A permutation $p=p_1p_2...p_n$ has an ascent in position $i$ if $p_i<p_{i+1}$.

Consider every permutation to have an ascent in position $n$.

How many permutations of length $n$ are there in which the first ascent occurs in an even position?

Say a permutation has its first ascent in position $2i\leq n$. I am trying to count all such permutations. Every such permutation must have $p_1>p_2>...>p_{2i-1}>p_{2i}<p_{2i+1}$, so $p_{2i}$ must be less than or equal to $n-2i$ in order to have enough integers to place in positions $1,2,3,...,2i-1,2i+1$. I haven't been able to find a way to count these permutations. The problem was presented in a chapter on generating functions.

Let's first construct a generating function $g(x,y)$ such that $k![x^ky^l]g(x,y)$ counts the permutations of length $k$ without ascent before the $l$-th position. So $g(x,y)$ is exponential in $x$, $x$ keeps track of the length of the permutation and $y$ keeps track of the number of positions without ascent.

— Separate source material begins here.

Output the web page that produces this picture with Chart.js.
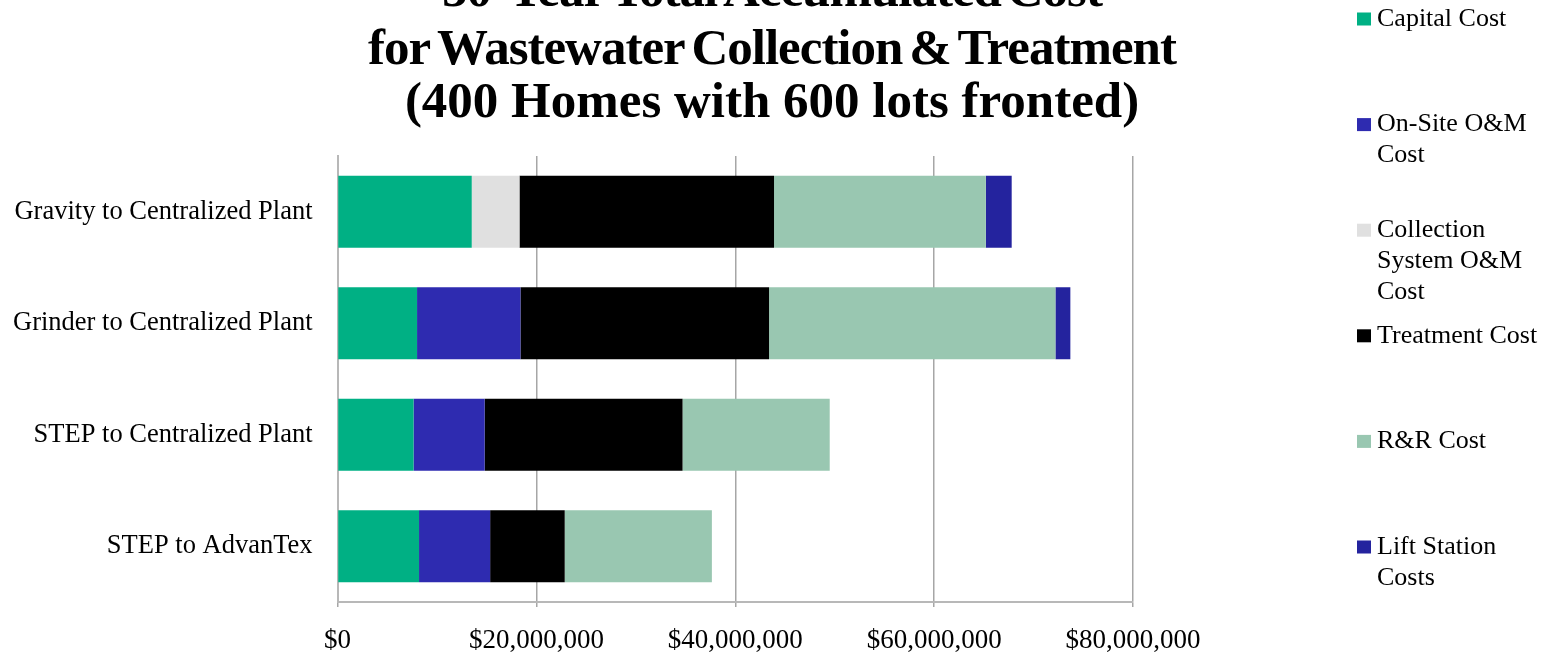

There is exactly one permutation of given length with no ascent before the last position (namely the descending one), so these permutations are counted by $\mathrm e^{xy}$. A permutation without ascent before the $l$-th position is such a permutation without ascent before the last position, followed by an arbitrary permutation. The exponential generating function for arbitrary permutations is $\frac1{1-x}$. Concatenation of labeled objects corresponds to multiplication of their exponential generating functions, so

$$g(x,y)=\frac{\mathrm e^{xy}}{1-x}\;.$$

The number of permutations where the first ascent occurs after $l$ positions is the number of permutations without ascent before the $l$-th position minus the number of permutations without ascent before the $(l+1)$-th position, so we want $([y^l]-[y^{l+1}])g(x,y)$. (Note that this correctly handles the special case where a descending permutation is considered to have an ascent in the last position, since nothing is subtracted in this case.)

Summing over all even $l=2i$ yields

$$g(x)=\sum_i([y^{2i}]-[y^{2i+1}])g(x,y)=\sum_j(-1)^j[y^j]g(x,y)=g(x,-1)=\frac{\mathrm e^{-x}}{1-x}\;.$$

This is the Exponential Generating Function For Derangements, so the number of permutations of length $n$ with the first ascent in an even position is the number $!n$ of derangements of length $n$.